| Collected data |

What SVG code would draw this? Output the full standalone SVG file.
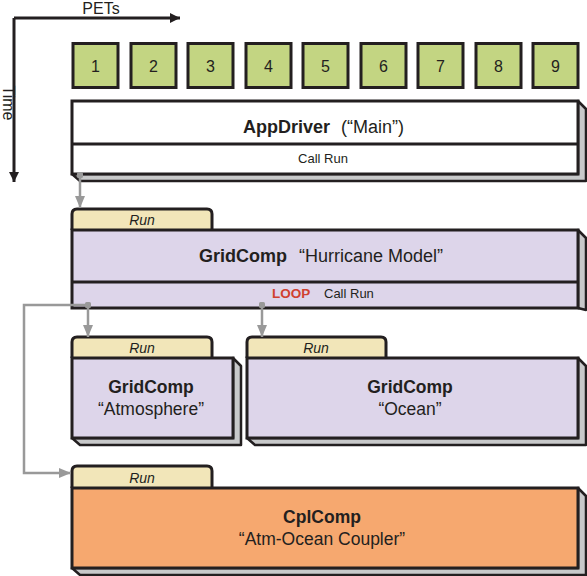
<svg xmlns="http://www.w3.org/2000/svg" width="587" height="576" viewBox="0 0 587 576">
<style>
  text { font-family: "Liberation Sans", Arial, sans-serif; fill: #231f20; }
  .pet { fill: #c3d582; stroke: #231f20; stroke-width: 3; }
  .petn { font-size: 16px; text-anchor: middle; }
  .box { stroke: #231f20; stroke-width: 3; }
  .side { fill: #c8c9ca; stroke: #231f20; stroke-width: 2.5; stroke-linejoin: round; }
  .lav { fill: #ddd5ea; }
  .tab { fill: #f2e6b9; stroke: #231f20; stroke-width: 3; }
  .tabt { font-size: 14px; font-style: italic; text-anchor: middle; }
  .b { font-weight: bold; }
  .t17 { font-size: 17.5px; text-anchor: middle; }
  .small { font-size: 13px; }
  .axis { stroke: #231f20; stroke-width: 3; fill: none; }
  .conn { stroke: #999999; stroke-width: 2.5; fill: none; }
</style>
<defs>
  <marker id="ah" viewBox="0 0 10 10" refX="10" refY="5" markerWidth="10" markerHeight="10" markerUnits="userSpaceOnUse" orient="auto">
    <path d="M0,0 L10,5 L0,10 z" fill="#231f20"/>
  </marker>
  <marker id="ga" viewBox="0 0 12 10" refX="12" refY="5" markerWidth="12" markerHeight="10" markerUnits="userSpaceOnUse" orient="auto">
    <path d="M0,0 L12,5 L0,10 z" fill="#999999"/>
  </marker>
  <marker id="gd" viewBox="0 0 6 6" refX="3" refY="3" markerWidth="6" markerHeight="6" markerUnits="userSpaceOnUse">
    <rect x="0" y="0" width="6" height="6" rx="1.5" fill="#999999"/>
  </marker>
</defs>

<g id="axes">
  <path class="axis" d="M14,18 H180" marker-end="url(#ah)"/>
  <path class="axis" d="M14,18 V182" marker-end="url(#ah)"/>
  <text x="101" y="14" font-size="16" text-anchor="middle">PETs</text>
  <text x="0" y="106" font-size="16" text-anchor="middle" transform="rotate(90 3 106)">Time</text>
</g>

<g id="pets">
  <rect class="pet" x="73" y="43.5" width="45" height="44"/><text class="petn" x="95.5" y="72">1</text>
  <rect class="pet" x="131" y="43.5" width="45" height="44"/><text class="petn" x="153.5" y="72">2</text>
  <rect class="pet" x="188" y="43.5" width="45" height="44"/><text class="petn" x="210.5" y="72">3</text>
  <rect class="pet" x="246" y="43.5" width="45" height="44"/><text class="petn" x="268.5" y="72">4</text>
  <rect class="pet" x="303" y="43.5" width="45" height="44"/><text class="petn" x="325.5" y="72">5</text>
  <rect class="pet" x="361" y="43.5" width="45" height="44"/><text class="petn" x="383.5" y="72">6</text>
  <rect class="pet" x="418" y="43.5" width="45" height="44"/><text class="petn" x="440.5" y="72">7</text>
  <rect class="pet" x="476" y="43.5" width="45" height="44"/><text class="petn" x="498.5" y="72">8</text>
  <rect class="pet" x="533" y="43.5" width="45" height="44"/><text class="petn" x="555.5" y="72">9</text>
</g>

<g id="appdriver">
  <path class="side" d="M578,101 L586,109 L586,181 L80,181 L72,174 L578,174 Z"/>
  <rect class="box" x="72" y="101" width="506" height="73" fill="#ffffff"/>
  <line x1="72" y1="144" x2="578" y2="144" stroke="#231f20" stroke-width="3"/>
  <text x="323.5" y="133" font-size="18" text-anchor="middle"><tspan class="b">AppDriver</tspan><tspan dx="6"> (“Main”)</tspan></text>
  <text class="small" x="323" y="163" text-anchor="middle">Call Run</text>
</g>

<g id="hurricane">
  <path class="tab" d="M72,230 V214 Q72,209 77,209 H207 Q212,209 212,214 V230"/>
  <text class="tabt" x="142" y="225">Run</text>
  <path class="side" d="M578,230 L586,238 L586,310 L578,308 Z"/>
  <rect class="box lav" x="72" y="230" width="506" height="78"/>
  <line x1="72" y1="282" x2="578" y2="282" stroke="#231f20" stroke-width="3"/>
  <text x="321" y="262" font-size="18" text-anchor="middle"><tspan class="b">GridComp</tspan><tspan dx="7"> “Hurricane Model”</tspan></text>
  <text class="b" x="272" y="298" font-size="13.5" style="fill:#d0402f">LOOP</text>
  <text class="small" x="324" y="298">Call Run</text>
</g>

<g id="atmosphere">
  <path class="tab" d="M72,358 V342 Q72,337 77,337 H207 Q212,337 212,342 V358"/>
  <text class="tabt" x="142" y="353">Run</text>
  <path class="side" d="M233,358 L241,366 L241,445 L80,445 L72,438 L233,438 Z"/>
  <rect class="box lav" x="72" y="358" width="161" height="80"/>
  <text class="t17 b" x="151" y="393">GridComp</text>
  <text class="t17" x="151" y="415">“Atmosphere”</text>
</g>

<g id="ocean">
  <path class="tab" d="M247,358 V342 Q247,337 252,337 H381 Q386,337 386,342 V358"/>
  <text class="tabt" x="316" y="353">Run</text>
  <path class="side" d="M578,358 L586,366 L586,445 L255,445 L247,438 L578,438 Z"/>
  <rect class="box lav" x="247" y="358" width="331" height="80"/>
  <text class="t17 b" x="410" y="393">GridComp</text>
  <text class="t17" x="410" y="415">“Ocean”</text>
</g>

<g id="cplcomp">
  <path class="tab" d="M72,488 V471 Q72,466 77,466 H207 Q212,466 212,471 V488"/>
  <text class="tabt" x="142" y="483">Run</text>
  <path class="side" d="M578,488 L586,496 L586,575 L80,575 L72,568 L578,568 Z"/>
  <rect class="box" x="72" y="488" width="506" height="80" fill="#f6a86f"/>
  <text class="t17 b" x="322" y="523">CplComp</text>
  <text class="t17" x="322" y="545">“Atm-Ocean Coupler”</text>
</g>

<g id="connectors">
  <path class="conn" d="M80,175 V208" marker-start="url(#gd)" marker-end="url(#ga)"/>
  <path class="conn" d="M88,305 V337" marker-start="url(#gd)" marker-end="url(#ga)"/>
  <path class="conn" d="M88,305 H24 V473 H71" marker-end="url(#ga)"/>
  <path class="conn" d="M262,305 V337" marker-start="url(#gd)" marker-end="url(#ga)"/>
</g>
</svg>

| Exercise |
Except for the pictures, print the data above exactly.

| Problem solution |
What SVG code would draw this? Output the full standalone SVG file.
<svg xmlns="http://www.w3.org/2000/svg" width="587" height="576" viewBox="0 0 587 576">
<style>
  text { font-family: "Liberation Sans", Arial, sans-serif; fill: #231f20; }
  .pet { fill: #c3d582; stroke: #231f20; stroke-width: 3; }
  .petn { font-size: 16px; text-anchor: middle; }
  .box { stroke: #231f20; stroke-width: 3; }
  .side { fill: #c8c9ca; stroke: #231f20; stroke-width: 2.5; stroke-linejoin: round; }
  .lav { fill: #ddd5ea; }
  .tab { fill: #f2e6b9; stroke: #231f20; stroke-width: 3; }
  .tabt { font-size: 14px; font-style: italic; text-anchor: middle; }
  .b { font-weight: bold; }
  .t17 { font-size: 17.5px; text-anchor: middle; }
  .small { font-size: 13px; }
  .axis { stroke: #231f20; stroke-width: 3; fill: none; }
  .conn { stroke: #999999; stroke-width: 2.5; fill: none; }
</style>
<defs>
  <marker id="ah" viewBox="0 0 10 10" refX="10" refY="5" markerWidth="10" markerHeight="10" markerUnits="userSpaceOnUse" orient="auto">
    <path d="M0,0 L10,5 L0,10 z" fill="#231f20"/>
  </marker>
  <marker id="ga" viewBox="0 0 12 10" refX="12" refY="5" markerWidth="12" markerHeight="10" markerUnits="userSpaceOnUse" orient="auto">
    <path d="M0,0 L12,5 L0,10 z" fill="#999999"/>
  </marker>
  <marker id="gd" viewBox="0 0 6 6" refX="3" refY="3" markerWidth="6" markerHeight="6" markerUnits="userSpaceOnUse">
    <rect x="0" y="0" width="6" height="6" rx="1.5" fill="#999999"/>
  </marker>
</defs>

<g id="axes">
  <path class="axis" d="M14,18 H180" marker-end="url(#ah)"/>
  <path class="axis" d="M14,18 V182" marker-end="url(#ah)"/>
  <text x="101" y="14" font-size="16" text-anchor="middle">PETs</text>
  <text x="0" y="106" font-size="16" text-anchor="middle" transform="rotate(90 3 106)">Time</text>
</g>

<g id="pets">
  <rect class="pet" x="73" y="43.5" width="45" height="44"/><text class="petn" x="95.5" y="72">1</text>
  <rect class="pet" x="131" y="43.5" width="45" height="44"/><text class="petn" x="153.5" y="72">2</text>
  <rect class="pet" x="188" y="43.5" width="45" height="44"/><text class="petn" x="210.5" y="72">3</text>
  <rect class="pet" x="246" y="43.5" width="45" height="44"/><text class="petn" x="268.5" y="72">4</text>
  <rect class="pet" x="303" y="43.5" width="45" height="44"/><text class="petn" x="325.5" y="72">5</text>
  <rect class="pet" x="361" y="43.5" width="45" height="44"/><text class="petn" x="383.5" y="72">6</text>
  <rect class="pet" x="418" y="43.5" width="45" height="44"/><text class="petn" x="440.5" y="72">7</text>
  <rect class="pet" x="476" y="43.5" width="45" height="44"/><text class="petn" x="498.5" y="72">8</text>
  <rect class="pet" x="533" y="43.5" width="45" height="44"/><text class="petn" x="555.5" y="72">9</text>
</g>

<g id="appdriver">
  <path class="side" d="M578,101 L586,109 L586,181 L80,181 L72,174 L578,174 Z"/>
  <rect class="box" x="72" y="101" width="506" height="73" fill="#ffffff"/>
  <line x1="72" y1="144" x2="578" y2="144" stroke="#231f20" stroke-width="3"/>
  <text x="323.5" y="133" font-size="18" text-anchor="middle"><tspan class="b">AppDriver</tspan><tspan dx="6"> (“Main”)</tspan></text>
  <text class="small" x="323" y="163" text-anchor="middle">Call Run</text>
</g>

<g id="hurricane">
  <path class="tab" d="M72,230 V214 Q72,209 77,209 H207 Q212,209 212,214 V230"/>
  <text class="tabt" x="142" y="225">Run</text>
  <path class="side" d="M578,230 L586,238 L586,310 L578,308 Z"/>
  <rect class="box lav" x="72" y="230" width="506" height="78"/>
  <line x1="72" y1="282" x2="578" y2="282" stroke="#231f20" stroke-width="3"/>
  <text x="321" y="262" font-size="18" text-anchor="middle"><tspan class="b">GridComp</tspan><tspan dx="7"> “Hurricane Model”</tspan></text>
  <text class="b" x="272" y="298" font-size="13.5" style="fill:#d0402f">LOOP</text>
  <text class="small" x="324" y="298">Call Run</text>
</g>

<g id="atmosphere">
  <path class="tab" d="M72,358 V342 Q72,337 77,337 H207 Q212,337 212,342 V358"/>
  <text class="tabt" x="142" y="353">Run</text>
  <path class="side" d="M233,358 L241,366 L241,445 L80,445 L72,438 L233,438 Z"/>
  <rect class="box lav" x="72" y="358" width="161" height="80"/>
  <text class="t17 b" x="151" y="393">GridComp</text>
  <text class="t17" x="151" y="415">“Atmosphere”</text>
</g>

<g id="ocean">
  <path class="tab" d="M247,358 V342 Q247,337 252,337 H381 Q386,337 386,342 V358"/>
  <text class="tabt" x="316" y="353">Run</text>
  <path class="side" d="M578,358 L586,366 L586,445 L255,445 L247,438 L578,438 Z"/>
  <rect class="box lav" x="247" y="358" width="331" height="80"/>
  <text class="t17 b" x="410" y="393">GridComp</text>
  <text class="t17" x="410" y="415">“Ocean”</text>
</g>

<g id="cplcomp">
  <path class="tab" d="M72,488 V471 Q72,466 77,466 H207 Q212,466 212,471 V488"/>
  <text class="tabt" x="142" y="483">Run</text>
  <path class="side" d="M578,488 L586,496 L586,575 L80,575 L72,568 L578,568 Z"/>
  <rect class="box" x="72" y="488" width="506" height="80" fill="#f6a86f"/>
  <text class="t17 b" x="322" y="523">CplComp</text>
  <text class="t17" x="322" y="545">“Atm-Ocean Coupler”</text>
</g>

<g id="connectors">
  <path class="conn" d="M80,175 V208" marker-start="url(#gd)" marker-end="url(#ga)"/>
  <path class="conn" d="M88,305 V337" marker-start="url(#gd)" marker-end="url(#ga)"/>
  <path class="conn" d="M88,305 H24 V473 H71" marker-end="url(#ga)"/>
  <path class="conn" d="M262,305 V337" marker-start="url(#gd)" marker-end="url(#ga)"/>
</g>
</svg>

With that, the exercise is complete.